If this is the totality of your sealed pool’s black removal…don’t play black

Doomfall can either work as targeted hand disruption, or a removal spell that allows the opponent to choose what to exile. So it’s…fine.

Anywayhow, black clearly had little on offer. That leaves…

Red: of the 15 red cards I opened 9 are a decent range of creatures, 2 are combat tricks, 1 is card draw, 1 is a color hoser, and 2 are acceptable (if not spectacular) removal. While not impressive, red looks like the best choice to pair with my green critters.

But…but what about Nissa? Welcome to…

Lesson #3: Splash for Bombs

Why I didn’t consider playing red/green with a blue splash eludes me. Especially that not only could I have splashed for Nissa, but I could have added this beautiful monstrosity to the deck:

Now that I think about it, probably worthy of splashing…

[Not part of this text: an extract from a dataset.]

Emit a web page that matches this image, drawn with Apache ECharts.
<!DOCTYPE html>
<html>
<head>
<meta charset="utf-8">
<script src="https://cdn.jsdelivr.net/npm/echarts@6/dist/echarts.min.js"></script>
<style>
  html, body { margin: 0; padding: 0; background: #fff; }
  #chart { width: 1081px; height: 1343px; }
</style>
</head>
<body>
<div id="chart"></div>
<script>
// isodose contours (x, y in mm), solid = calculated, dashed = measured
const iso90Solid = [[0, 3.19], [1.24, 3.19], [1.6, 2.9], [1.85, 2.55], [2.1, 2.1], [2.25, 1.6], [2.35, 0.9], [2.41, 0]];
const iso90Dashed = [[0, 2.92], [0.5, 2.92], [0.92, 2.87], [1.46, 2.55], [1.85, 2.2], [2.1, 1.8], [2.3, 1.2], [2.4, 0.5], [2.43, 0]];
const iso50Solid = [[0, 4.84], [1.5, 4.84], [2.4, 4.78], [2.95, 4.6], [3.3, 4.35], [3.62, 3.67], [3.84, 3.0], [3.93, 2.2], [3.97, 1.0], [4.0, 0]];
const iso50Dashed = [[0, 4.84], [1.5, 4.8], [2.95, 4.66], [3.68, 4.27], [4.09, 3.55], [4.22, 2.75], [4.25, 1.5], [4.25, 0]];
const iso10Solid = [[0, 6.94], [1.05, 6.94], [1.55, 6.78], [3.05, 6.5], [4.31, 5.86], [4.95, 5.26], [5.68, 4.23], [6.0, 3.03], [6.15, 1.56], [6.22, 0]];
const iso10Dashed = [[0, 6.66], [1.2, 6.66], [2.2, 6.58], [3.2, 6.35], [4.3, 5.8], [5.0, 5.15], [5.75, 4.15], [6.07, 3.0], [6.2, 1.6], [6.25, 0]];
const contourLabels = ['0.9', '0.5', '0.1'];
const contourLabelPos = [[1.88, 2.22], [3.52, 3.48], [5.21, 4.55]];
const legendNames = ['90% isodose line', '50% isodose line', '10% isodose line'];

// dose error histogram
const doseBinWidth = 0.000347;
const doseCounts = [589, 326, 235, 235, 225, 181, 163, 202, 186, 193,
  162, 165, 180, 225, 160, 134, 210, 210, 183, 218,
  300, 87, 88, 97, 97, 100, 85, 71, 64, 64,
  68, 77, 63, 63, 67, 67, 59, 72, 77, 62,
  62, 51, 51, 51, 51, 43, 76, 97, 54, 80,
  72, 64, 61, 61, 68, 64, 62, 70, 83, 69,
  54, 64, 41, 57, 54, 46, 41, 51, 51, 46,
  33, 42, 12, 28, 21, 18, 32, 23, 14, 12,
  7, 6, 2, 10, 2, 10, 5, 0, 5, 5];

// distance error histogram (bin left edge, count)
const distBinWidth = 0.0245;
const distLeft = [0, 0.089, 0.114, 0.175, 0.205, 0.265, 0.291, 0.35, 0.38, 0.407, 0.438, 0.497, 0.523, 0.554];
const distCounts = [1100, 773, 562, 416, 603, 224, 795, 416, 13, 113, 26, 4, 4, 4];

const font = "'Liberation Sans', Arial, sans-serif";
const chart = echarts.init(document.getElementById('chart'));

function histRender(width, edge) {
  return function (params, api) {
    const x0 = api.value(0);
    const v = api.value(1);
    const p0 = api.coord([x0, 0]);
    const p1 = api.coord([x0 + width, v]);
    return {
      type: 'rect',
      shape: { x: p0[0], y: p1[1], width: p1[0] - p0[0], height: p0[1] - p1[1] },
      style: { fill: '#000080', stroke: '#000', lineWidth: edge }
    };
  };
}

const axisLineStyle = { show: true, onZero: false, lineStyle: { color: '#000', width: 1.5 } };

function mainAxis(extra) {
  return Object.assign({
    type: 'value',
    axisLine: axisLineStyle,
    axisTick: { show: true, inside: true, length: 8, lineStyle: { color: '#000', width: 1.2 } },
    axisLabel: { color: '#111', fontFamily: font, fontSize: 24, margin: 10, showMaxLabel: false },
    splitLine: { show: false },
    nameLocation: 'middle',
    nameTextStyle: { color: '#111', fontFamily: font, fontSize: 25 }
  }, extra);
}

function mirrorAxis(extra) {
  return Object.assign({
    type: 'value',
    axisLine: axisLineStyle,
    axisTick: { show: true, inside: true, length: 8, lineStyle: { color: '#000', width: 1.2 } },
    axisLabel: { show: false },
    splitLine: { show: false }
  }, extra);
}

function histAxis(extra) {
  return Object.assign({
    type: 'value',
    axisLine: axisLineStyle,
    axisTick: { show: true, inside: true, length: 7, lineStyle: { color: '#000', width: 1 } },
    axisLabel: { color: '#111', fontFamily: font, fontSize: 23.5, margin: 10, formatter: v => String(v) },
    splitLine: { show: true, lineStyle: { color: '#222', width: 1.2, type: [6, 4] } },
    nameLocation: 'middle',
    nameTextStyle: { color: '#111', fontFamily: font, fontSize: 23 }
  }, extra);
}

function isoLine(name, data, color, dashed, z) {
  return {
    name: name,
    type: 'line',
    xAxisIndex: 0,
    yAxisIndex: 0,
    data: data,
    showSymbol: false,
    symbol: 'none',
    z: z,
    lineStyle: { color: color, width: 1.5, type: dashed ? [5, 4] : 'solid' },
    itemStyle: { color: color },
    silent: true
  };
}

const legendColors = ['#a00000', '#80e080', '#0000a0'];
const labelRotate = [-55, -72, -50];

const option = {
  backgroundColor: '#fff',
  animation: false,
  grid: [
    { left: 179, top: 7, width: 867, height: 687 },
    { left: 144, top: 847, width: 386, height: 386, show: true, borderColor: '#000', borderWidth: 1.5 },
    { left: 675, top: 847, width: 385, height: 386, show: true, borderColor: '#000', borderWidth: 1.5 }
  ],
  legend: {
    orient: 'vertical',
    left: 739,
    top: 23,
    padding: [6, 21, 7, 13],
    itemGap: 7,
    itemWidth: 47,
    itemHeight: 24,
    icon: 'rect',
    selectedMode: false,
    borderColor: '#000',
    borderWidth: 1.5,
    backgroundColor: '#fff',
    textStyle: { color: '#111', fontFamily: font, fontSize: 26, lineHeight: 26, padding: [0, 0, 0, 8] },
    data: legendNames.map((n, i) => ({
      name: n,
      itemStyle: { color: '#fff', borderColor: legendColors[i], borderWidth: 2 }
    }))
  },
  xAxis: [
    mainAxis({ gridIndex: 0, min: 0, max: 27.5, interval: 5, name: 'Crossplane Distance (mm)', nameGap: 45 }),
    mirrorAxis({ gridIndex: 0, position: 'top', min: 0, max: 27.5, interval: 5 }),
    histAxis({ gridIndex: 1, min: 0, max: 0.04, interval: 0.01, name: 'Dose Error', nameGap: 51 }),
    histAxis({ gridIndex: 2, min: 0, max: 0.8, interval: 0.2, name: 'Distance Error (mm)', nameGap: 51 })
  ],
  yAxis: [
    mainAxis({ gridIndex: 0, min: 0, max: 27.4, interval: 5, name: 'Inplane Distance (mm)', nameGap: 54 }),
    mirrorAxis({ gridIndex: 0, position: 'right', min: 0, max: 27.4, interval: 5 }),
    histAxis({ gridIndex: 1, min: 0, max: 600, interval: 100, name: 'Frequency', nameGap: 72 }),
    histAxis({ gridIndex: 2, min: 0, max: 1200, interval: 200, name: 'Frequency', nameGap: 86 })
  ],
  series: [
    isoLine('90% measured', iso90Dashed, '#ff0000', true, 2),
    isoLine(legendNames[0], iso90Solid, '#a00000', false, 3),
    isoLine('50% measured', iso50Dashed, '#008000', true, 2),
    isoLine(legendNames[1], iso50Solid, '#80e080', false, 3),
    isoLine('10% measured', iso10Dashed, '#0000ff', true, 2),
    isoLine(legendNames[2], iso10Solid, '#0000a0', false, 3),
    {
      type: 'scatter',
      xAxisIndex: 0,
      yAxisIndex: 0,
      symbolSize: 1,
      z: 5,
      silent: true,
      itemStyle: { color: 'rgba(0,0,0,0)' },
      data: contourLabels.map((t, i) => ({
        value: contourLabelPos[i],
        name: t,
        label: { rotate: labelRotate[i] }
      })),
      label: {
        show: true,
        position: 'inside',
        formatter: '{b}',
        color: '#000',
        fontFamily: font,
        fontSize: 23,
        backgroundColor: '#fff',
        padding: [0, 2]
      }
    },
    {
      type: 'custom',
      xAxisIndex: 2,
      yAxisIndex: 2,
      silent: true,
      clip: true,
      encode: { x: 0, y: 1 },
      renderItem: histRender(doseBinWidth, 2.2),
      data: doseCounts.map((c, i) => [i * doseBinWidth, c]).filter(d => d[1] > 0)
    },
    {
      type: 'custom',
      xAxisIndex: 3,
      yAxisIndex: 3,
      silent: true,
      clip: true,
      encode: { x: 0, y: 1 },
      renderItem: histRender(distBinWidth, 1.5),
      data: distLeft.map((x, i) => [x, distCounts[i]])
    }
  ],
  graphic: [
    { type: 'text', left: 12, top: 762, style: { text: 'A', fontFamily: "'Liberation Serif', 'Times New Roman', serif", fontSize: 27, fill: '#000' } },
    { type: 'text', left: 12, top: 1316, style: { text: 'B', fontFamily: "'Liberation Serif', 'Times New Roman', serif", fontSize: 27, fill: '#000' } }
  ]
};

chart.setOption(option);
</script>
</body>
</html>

I’d love to say my mistakes are due to being a new player that was blinded by the desire to play a planeswalker in my sealed deck. But we all know that would not be true.

I’m an enfranchised player that was blinded by the desire to play a planeswalker in my sealed deck.

There are undoubtedly additional lessons I should have learned but failed to. I’m sure we’ll get to those in a future article.